Quest'opera è ispirata al personaggio interpretato dall'attrice Cate Blanchett del film di Woody Allen "Blue Jasmine".
L'artista è interessata ad approfondire la protagonista dal punto di vista psicologico, immortalando un suo momento di disperazione, nel quale la donna si copre le mani con il viso e lascia in vista solo i suoi gioielli. Lo scopo è evidenziare il lato materialista e venale del personaggio, esasperato anche dal regista e dalla sublime interpretazione dell'attrice.
Nel film, la donna, elegante dama dell'alta società newyorchese, dopo il tracollo finanziario del ricco e disonesto marito, è costretta a ripiegare nella dimessa abitazione della sorella a San Francisco, dove si trasferisce nel tentativo di ricostruirsi una vita.

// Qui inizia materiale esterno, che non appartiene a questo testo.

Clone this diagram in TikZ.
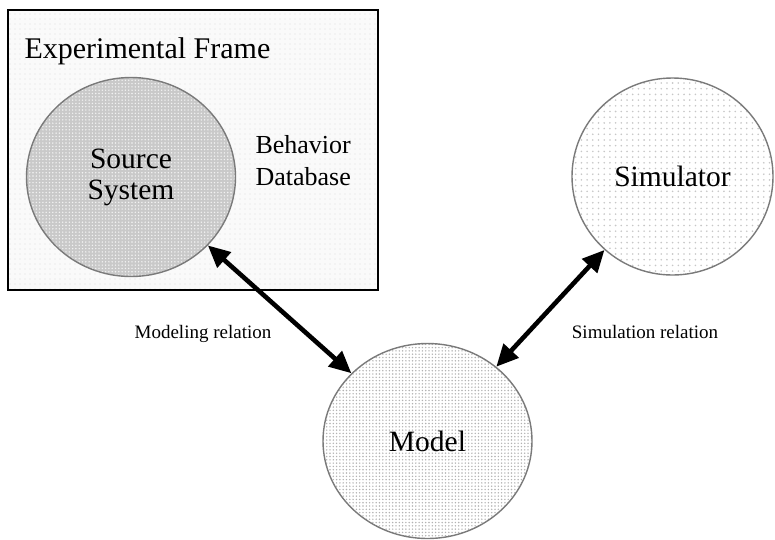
\documentclass[tikz,border=0pt]{standalone}
\usepackage{fontspec}
\setmainfont{Liberation Serif}
\usetikzlibrary{shapes.geometric,arrows.meta,patterns.meta}
\definecolor{rim}{HTML}{7A7A7A}
\begin{document}
\begin{tikzpicture}[x=1pt,y=-1pt,
  blob/.style={ellipse,draw=rim,line width=1.4pt,inner sep=0pt,align=center},
  bigtext/.style={font=\fontsize{29.5}{32}\selectfont},
  reltext/.style={font=\fontsize{19}{22}\selectfont,anchor=base},
  relarrow/.style={line width=4.6pt,
    {Triangle[length=22pt,width=20pt]}-{Triangle[length=22pt,width=20pt]}}
]
\useasboundingbox (0,0) rectangle (775,539);

% experimental frame
\draw[line width=1.8pt,preaction={fill=black!2},
  pattern={Dots[distance=5pt,radius=0.7pt]},pattern color=black!12]
  (8,10) rectangle (378,290);
\node[anchor=base west,font=\fontsize{30}{34}\selectfont] (ef) at (21,58) {Experimental Frame};

% source system
\node[blob,bigtext,minimum width=209pt,minimum height=199pt,
  preaction={fill=black!21},
  pattern={Dots[distance=3.3pt,radius=0.8pt]},pattern color=white!95!black]
  (src) at (131,177) {Source\\[-1pt]System};

\node[anchor=base west,align=left,font=\fontsize{26}{32}\selectfont] (bdb) at (252,185)
  {Behavior\\Database};

% simulator
\node[blob,bigtext,minimum width=201pt,minimum height=197pt,
  preaction={fill=white},
  pattern={Dots[distance=5.7pt,radius=0.9pt]},pattern color=black!22]
  (sim) at (672.5,176.5) {Simulator};

% model
\node[blob,bigtext,minimum width=209pt,minimum height=195pt,
  preaction={fill=white},
  pattern={Dots[distance=3.3pt,radius=0.8pt]},pattern color=black!30]
  (mdl) at (427.5,441) {Model};

% relations
\draw[relarrow] (src) -- (mdl);
\draw[relarrow] (sim) -- (mdl);

\node[reltext] (modrel) at (203,338) {Modeling relation};
\node[reltext] (simrel) at (645,338) {Simulation relation};
\end{tikzpicture}
\end{document}
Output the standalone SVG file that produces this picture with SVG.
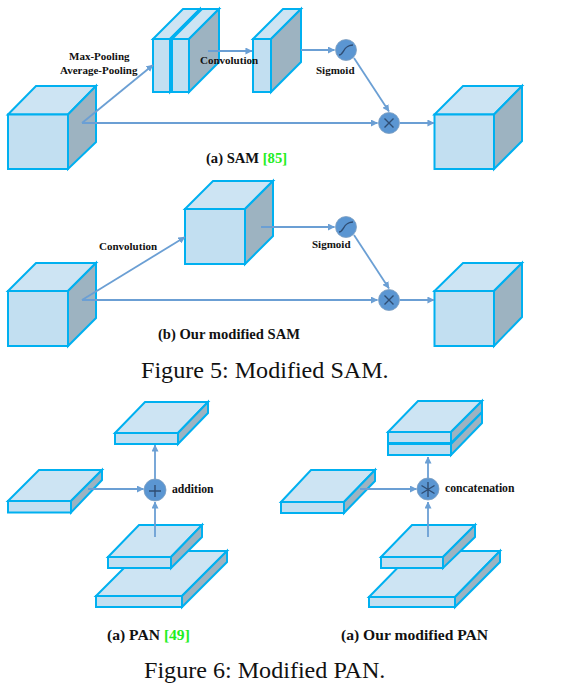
<svg xmlns="http://www.w3.org/2000/svg" width="567" height="684" viewBox="0 0 567 684">
<style>
.f{fill:#c2dff1;stroke:#00b0f0;stroke-width:2;stroke-linejoin:miter}
.t{fill:#cde4f3;stroke:#00b0f0;stroke-width:2}
.s{fill:#9db3c1;stroke:#00b0f0;stroke-width:2}
.c{fill:none;stroke:#6b9fd4;stroke-width:1.800;marker-end:url(#a)}
.o{fill:#5b96d2;stroke:#7f9fc0;stroke-width:.8}
.g{fill:none;stroke:#2f4d73;stroke-width:1.400}
text{font-family:"Liberation Serif","Times New Roman",serif;fill:#111}
.l{font-size:11px;font-weight:bold}
.m{font-size:11.700px;font-weight:bold}
.h{font-size:14.600px;font-weight:bold}
.k{font-size:15.600px;font-weight:bold}
.p{font-size:24.100px}
.r{fill:#22ee22}
</style>
<defs>
<marker id="a" viewBox="0 0 8 8" refX="7.500" refY="4" markerWidth="7" markerHeight="7" markerUnits="userSpaceOnUse" orient="auto"><path d="M0 0L8 4L0 8Z" fill="#6b9fd4"/></marker>
</defs>
<g id="sam-input">
<polygon class="t" points="8,114.500 36,86 96,86 68,114.500"/><polygon class="s" points="68,114.500 96,86 96,142 68,169"/><rect class="f" x="8" y="114.500" width="60" height="54.500"/>
</g>
<g id="sam-pool">
<polygon class="t" points="153,39 183,9 200,9 170,39"/><polygon class="s" points="170,39 200,9 200,62 170,92"/><rect class="f" x="153" y="39" width="17" height="53"/>
<polygon class="t" points="172,39 202,9 219,9 189,39"/><polygon class="s" points="189,39 219,9 219,62 189,92"/><rect class="f" x="172" y="39" width="17" height="53"/>
</g>
<g id="sam-conv">
<polygon class="t" points="253,39 283,9 301,9 271,39"/><polygon class="s" points="271,39 301,9 301,62 271,92"/><rect class="f" x="253" y="39" width="18" height="53"/>
</g>
<g id="sam-output">
<polygon class="t" points="434.500,114.500 463,86 522,86 494,114.500"/><polygon class="s" points="494,114.500 522,86 522,141 494,169"/><rect class="f" x="434.500" y="114.500" width="59.500" height="54.500"/>
</g>
<g id="msam-input">
<polygon class="t" points="8,291 36,263 96,263 68,291"/><polygon class="s" points="68,291 96,263 96,318 68,346"/><rect class="f" x="8" y="291" width="60" height="55"/>
</g>
<g id="msam-conv">
<polygon class="t" points="185,209 213,181 273,181 245,209"/><polygon class="s" points="245,209 273,181 273,236 245,264"/><rect class="f" x="185" y="209" width="60" height="55"/>
</g>
<g id="msam-output">
<polygon class="t" points="434.500,291 463,263 522,263 494,291"/><polygon class="s" points="494,291 522,263 522,317 494,346"/><rect class="f" x="434.500" y="291" width="59.500" height="55"/>
</g>
<g id="pan-top">
<polygon class="t" points="115,433 145,402 208,402 178,433"/><polygon class="s" points="178,433 208,402 208,413 178,444"/><rect class="f" x="115" y="433" width="63" height="11"/>
</g>
<g id="pan-left">
<polygon class="t" points="8,501 39,470 102,470 71,501"/><polygon class="s" points="71,501 102,470 102,480 71,512.500"/><rect class="f" x="8" y="501" width="63" height="11.500"/>
</g>
<g id="pan-large">
<polygon class="t" points="96,596 141,551 227,551 182,596"/><polygon class="s" points="182,596 227,551 227,562 182,607"/><rect class="f" x="96" y="596" width="86" height="11"/>
</g>
<g id="pan-small">
<polygon class="t" points="108,557 139,525 202,525 171,557"/><polygon class="s" points="171,557 202,525 202,537 171,568"/><rect class="f" x="108" y="557" width="63" height="11"/>
</g>
<g id="mpan-top">
<polygon class="s" points="451,444 482,412 482,423 451,455"/><rect class="f" x="388" y="444" width="63" height="11"/>
<polygon class="t" points="388,432 418,401 482,401 451,432"/><polygon class="s" points="451,432 482,401 482,412 451,443"/><rect class="f" x="388" y="432" width="63" height="11"/>
</g>
<g id="mpan-left">
<polygon class="t" points="281,502 311,470 375,470 344,502"/><polygon class="s" points="344,502 375,470 375,481 344,513"/><rect class="f" x="281" y="502" width="63" height="11"/>
</g>
<g id="mpan-large">
<polygon class="t" points="369,597 414,551 500,551 455,597"/><polygon class="s" points="455,597 500,551 500,562 455,607"/><rect class="f" x="369" y="597" width="86" height="10"/>
</g>
<g id="mpan-small">
<polygon class="t" points="381,557 412,525 475,525 443,557"/><polygon class="s" points="443,557 475,525 475,537 443,568"/><rect class="f" x="381" y="557" width="62" height="11"/>
</g>
<g id="connectors">
<path class="c" d="M82 123L153 65"/>
<path class="c" d="M208 51L252 51"/>
<path class="c" d="M301 50L334.500 50"/>
<path class="c" d="M354 58L389 111.500"/>
<path class="c" d="M82 123L377.500 123"/>
<path class="c" d="M400 123L434 123"/>
<path class="c" d="M82 300L185 237"/>
<path class="c" d="M261 227L334.500 227"/>
<path class="c" d="M354 235L389 288.500"/>
<path class="c" d="M82 300L377.500 300"/>
<path class="c" d="M400 300L434 300"/>
<path class="c" d="M155 537L155 502"/>
<path class="c" d="M155 479L155 445"/>
<path class="c" d="M88 489L143.500 489"/>
<path class="c" d="M428 537L428 502"/>
<path class="c" d="M428 478L428 457"/>
<path class="c" d="M360 489L416.500 489"/>
</g>
<g id="sam-sigmoid"><circle class="o" cx="346" cy="50" r="10.500"/><path class="g" d="M339 55C344 55 343 45 353 45"/></g>
<g id="sam-multiply"><circle class="o" cx="389" cy="123" r="10.500"/><path class="g" d="M384.500 118.500L393.500 127.500M393.500 118.500L384.500 127.500"/></g>
<g id="msam-sigmoid"><circle class="o" cx="346" cy="227" r="10.500"/><path class="g" d="M339 232C344 232 343 222 353 222"/></g>
<g id="msam-multiply"><circle class="o" cx="389" cy="300" r="10.500"/><path class="g" d="M384.500 295.500L393.500 304.500M393.500 295.500L384.500 304.500"/></g>
<g id="pan-add"><circle class="o" cx="155" cy="490" r="11"/><path class="g" d="M149 491H161M155 485V497"/></g>
<g id="mpan-concat"><circle class="o" cx="428" cy="489" r="11"/><path class="g" d="M428 482V497M421.500 485.500L434.500 493.500M434.500 485.500L421.500 493.500"/></g>
<g id="labels">
<text class="l" x="69" y="60">Max-Pooling</text>
<text class="l" x="60" y="74">Average-Pooling</text>
<text class="l" x="200" y="64">Convolution</text>
<text class="l" x="316" y="74">Sigmoid</text>
<text class="h" x="206" y="163">(a) SAM <tspan class="r">[85]</tspan></text>
<text class="l" x="99" y="250">Convolution</text>
<text class="l" x="312" y="248">Sigmoid</text>
<text class="h" x="158" y="339">(b) Our modified SAM</text>
<text class="p" x="141" y="378">Figure 5: Modified SAM.</text>
<text class="m" x="172" y="493">addition</text>
<text class="m" x="445" y="492">concatenation</text>
<text class="k" x="107" y="640">(a) PAN <tspan class="r">[49]</tspan></text>
<text class="k" x="341" y="640">(a) Our modified PAN</text>
<text class="p" x="144" y="678">Figure 6: Modified PAN.</text>
</g>
</svg>
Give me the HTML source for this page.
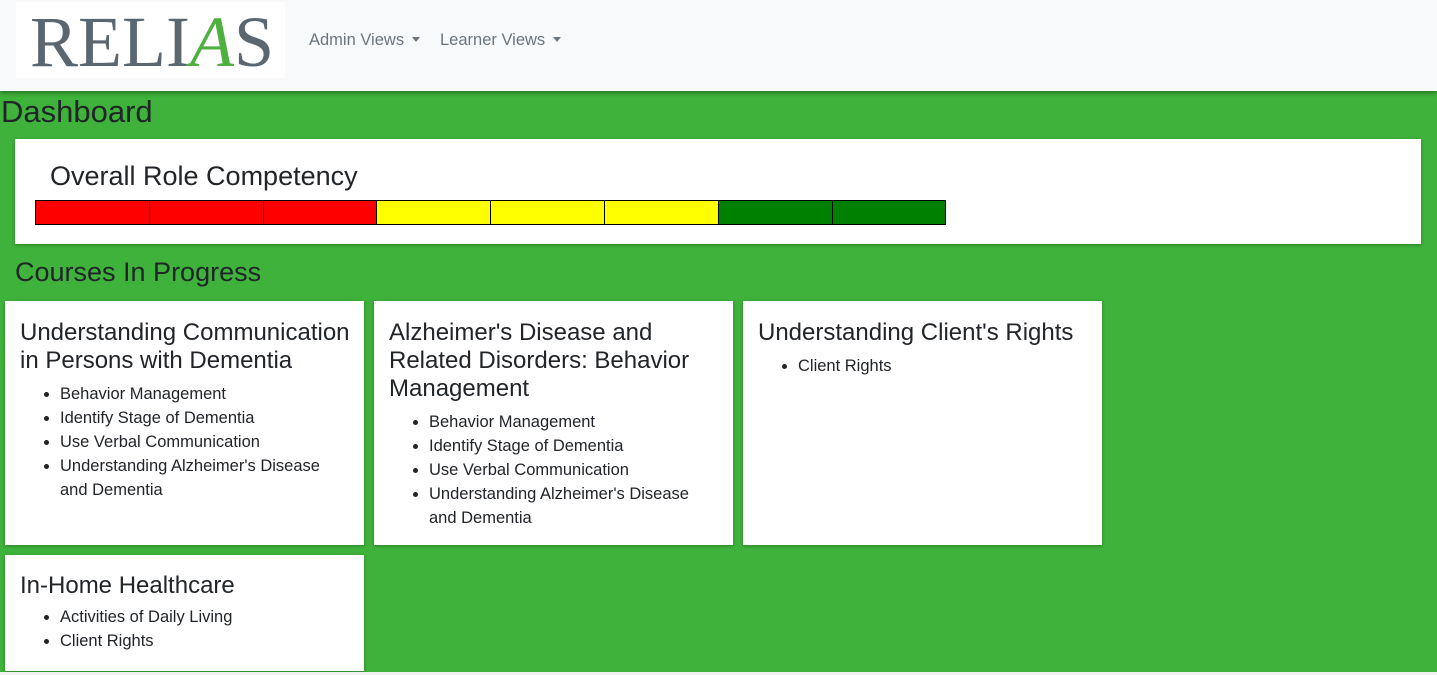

Jasmine, personaggio snervante e spocchioso, ripete sempre il medesimo errore, mentire e preporre solo aspetti materiali, fino al fallimento, alla totale perdita della ragione. Lei non ha più niente, ma malgrado tutto è ancora in grado di mantenere il suo aspetto elegante e narcisista nei confronti della sorella e delle persone a lei vicine.
Ma questa volta la coazione a ripetere gli schemi della falsa vita precedente non le riuscirà e alla fine della storia Jasmine svelerà i lati più distruttivi del suo comportamento che hanno portato al fallimento del matrimonio, al suicidio del marito e all’inconsistenza delle relazioni personali, comprese quelle attuali con la sorella e dei suoi compagni.
Jasmine diviene, allora, il simbolo dell’aridità delle relazioni della società americana, sottolineando anche l’inevitabilità della crisi degli ultimi anni delle classi più affariste, incapaci di esprimere valori etici e sociali, scollegate dalle emozioni e dagli affetti, con una visione puramente materialista e consumistica della vita.
Jasmine si presenta come una donna fragile, incapace di affrontare la vita, incapace di valutare i comportamenti falsi e truffaldini del marito, di riflettere, persino di ragionare. E’ troppo assorbita dalla vita ricca e senza problemi che conduce, preferendo far finta di non sapere, di non vedere. Il suo tratto isterico di copertura funziona bene, la bambina confusa e dipendente si sente al sicuro.
Dopo il tracollo, Jasmine reagisce come sa fare: usa la dipendenza (da alcool e da pillole), a volte si dissocia, si estranea dalla situazione che sta vivendo, parla da sola, racconta di sé anche agli sconosciuti, inventa una vita diversa. Si appella anche ad un fragile lato narcisista, mostrando superiorità e disprezzo verso la normalità vista come squallida e poco elegante.
La tragicità del personaggio è, proprio in questa impossibilità di crescere, di avviare un percorso evolutivo che la porti dalla posizione dipendente orale ad un radicamento in fasi più complesse e piene della vita.